── The data ──

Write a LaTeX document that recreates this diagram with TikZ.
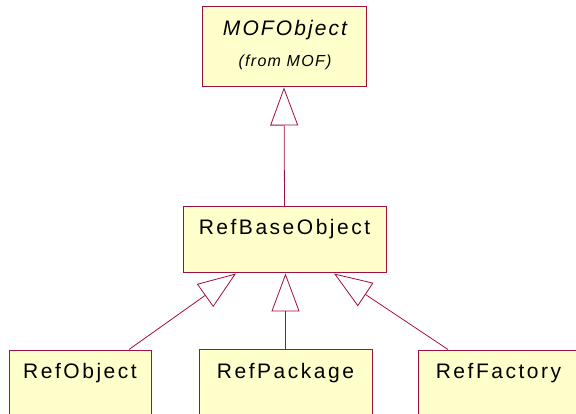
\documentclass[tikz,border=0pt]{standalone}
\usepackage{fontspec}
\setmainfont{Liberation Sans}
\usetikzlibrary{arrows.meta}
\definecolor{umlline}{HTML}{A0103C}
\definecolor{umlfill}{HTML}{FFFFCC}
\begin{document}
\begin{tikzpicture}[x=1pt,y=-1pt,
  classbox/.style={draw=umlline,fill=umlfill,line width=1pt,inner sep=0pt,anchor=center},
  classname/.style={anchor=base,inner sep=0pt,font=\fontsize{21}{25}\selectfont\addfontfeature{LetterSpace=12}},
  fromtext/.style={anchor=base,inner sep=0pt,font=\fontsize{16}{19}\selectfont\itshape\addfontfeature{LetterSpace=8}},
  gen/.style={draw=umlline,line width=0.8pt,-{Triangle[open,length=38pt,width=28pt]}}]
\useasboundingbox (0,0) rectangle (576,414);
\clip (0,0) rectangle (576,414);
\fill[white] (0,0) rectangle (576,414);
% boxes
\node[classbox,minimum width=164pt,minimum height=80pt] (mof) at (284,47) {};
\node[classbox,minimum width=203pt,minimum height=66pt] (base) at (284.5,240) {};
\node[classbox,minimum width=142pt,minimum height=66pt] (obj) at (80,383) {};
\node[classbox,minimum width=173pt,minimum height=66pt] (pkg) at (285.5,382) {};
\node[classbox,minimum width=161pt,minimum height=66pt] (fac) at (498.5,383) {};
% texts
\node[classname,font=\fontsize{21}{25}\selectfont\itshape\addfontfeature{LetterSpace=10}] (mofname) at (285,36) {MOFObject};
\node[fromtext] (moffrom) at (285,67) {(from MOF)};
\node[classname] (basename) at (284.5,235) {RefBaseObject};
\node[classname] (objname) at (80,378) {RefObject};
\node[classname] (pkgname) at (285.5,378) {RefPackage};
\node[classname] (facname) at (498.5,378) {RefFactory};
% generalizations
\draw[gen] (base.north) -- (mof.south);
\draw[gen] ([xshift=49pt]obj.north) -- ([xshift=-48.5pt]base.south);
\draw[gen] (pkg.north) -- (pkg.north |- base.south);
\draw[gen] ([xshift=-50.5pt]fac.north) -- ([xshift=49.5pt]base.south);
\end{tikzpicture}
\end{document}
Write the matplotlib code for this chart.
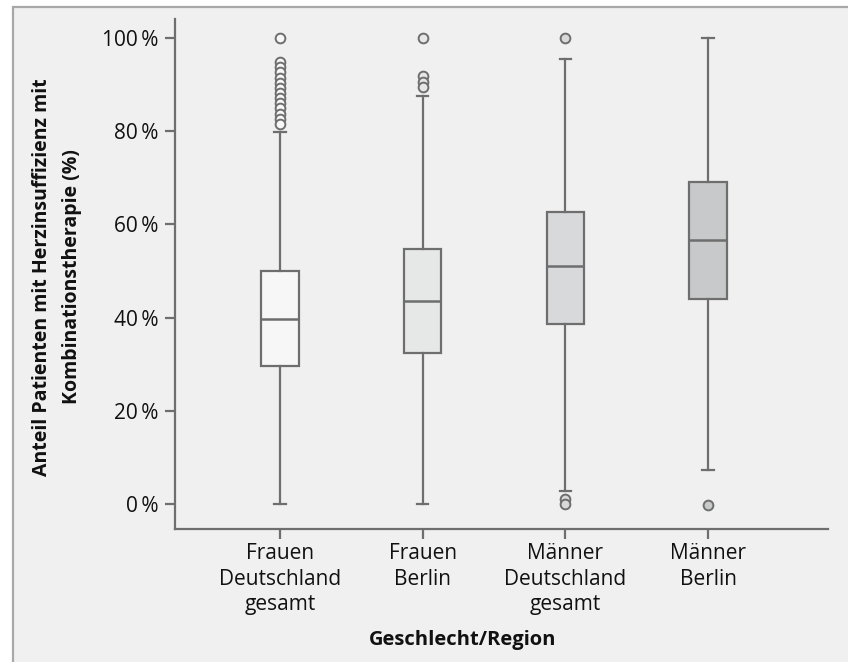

───

Exercise instructions:
Every line of the data should be copied as it stands, without the images.

Solution to this task:
Write a LaTeX document that recreates this diagram with TikZ.
\documentclass[tikz,border=0pt]{standalone}
\usepackage{fontspec}
\setmainfont{Liberation Sans}
\usetikzlibrary{arrows.meta}
\definecolor{umlline}{HTML}{A0103C}
\definecolor{umlfill}{HTML}{FFFFCC}
\begin{document}
\begin{tikzpicture}[x=1pt,y=-1pt,
  classbox/.style={draw=umlline,fill=umlfill,line width=1pt,inner sep=0pt,anchor=center},
  classname/.style={anchor=base,inner sep=0pt,font=\fontsize{21}{25}\selectfont\addfontfeature{LetterSpace=12}},
  fromtext/.style={anchor=base,inner sep=0pt,font=\fontsize{16}{19}\selectfont\itshape\addfontfeature{LetterSpace=8}},
  gen/.style={draw=umlline,line width=0.8pt,-{Triangle[open,length=38pt,width=28pt]}}]
\useasboundingbox (0,0) rectangle (576,414);
\clip (0,0) rectangle (576,414);
\fill[white] (0,0) rectangle (576,414);
% boxes
\node[classbox,minimum width=164pt,minimum height=80pt] (mof) at (284,47) {};
\node[classbox,minimum width=203pt,minimum height=66pt] (base) at (284.5,240) {};
\node[classbox,minimum width=142pt,minimum height=66pt] (obj) at (80,383) {};
\node[classbox,minimum width=173pt,minimum height=66pt] (pkg) at (285.5,382) {};
\node[classbox,minimum width=161pt,minimum height=66pt] (fac) at (498.5,383) {};
% texts
\node[classname,font=\fontsize{21}{25}\selectfont\itshape\addfontfeature{LetterSpace=10}] (mofname) at (285,36) {MOFObject};
\node[fromtext] (moffrom) at (285,67) {(from MOF)};
\node[classname] (basename) at (284.5,235) {RefBaseObject};
\node[classname] (objname) at (80,378) {RefObject};
\node[classname] (pkgname) at (285.5,378) {RefPackage};
\node[classname] (facname) at (498.5,378) {RefFactory};
% generalizations
\draw[gen] (base.north) -- (mof.south);
\draw[gen] ([xshift=49pt]obj.north) -- ([xshift=-48.5pt]base.south);
\draw[gen] (pkg.north) -- (pkg.north |- base.south);
\draw[gen] ([xshift=-50.5pt]fac.north) -- ([xshift=49.5pt]base.south);
\end{tikzpicture}
\end{document}
Write the matplotlib code for this chart.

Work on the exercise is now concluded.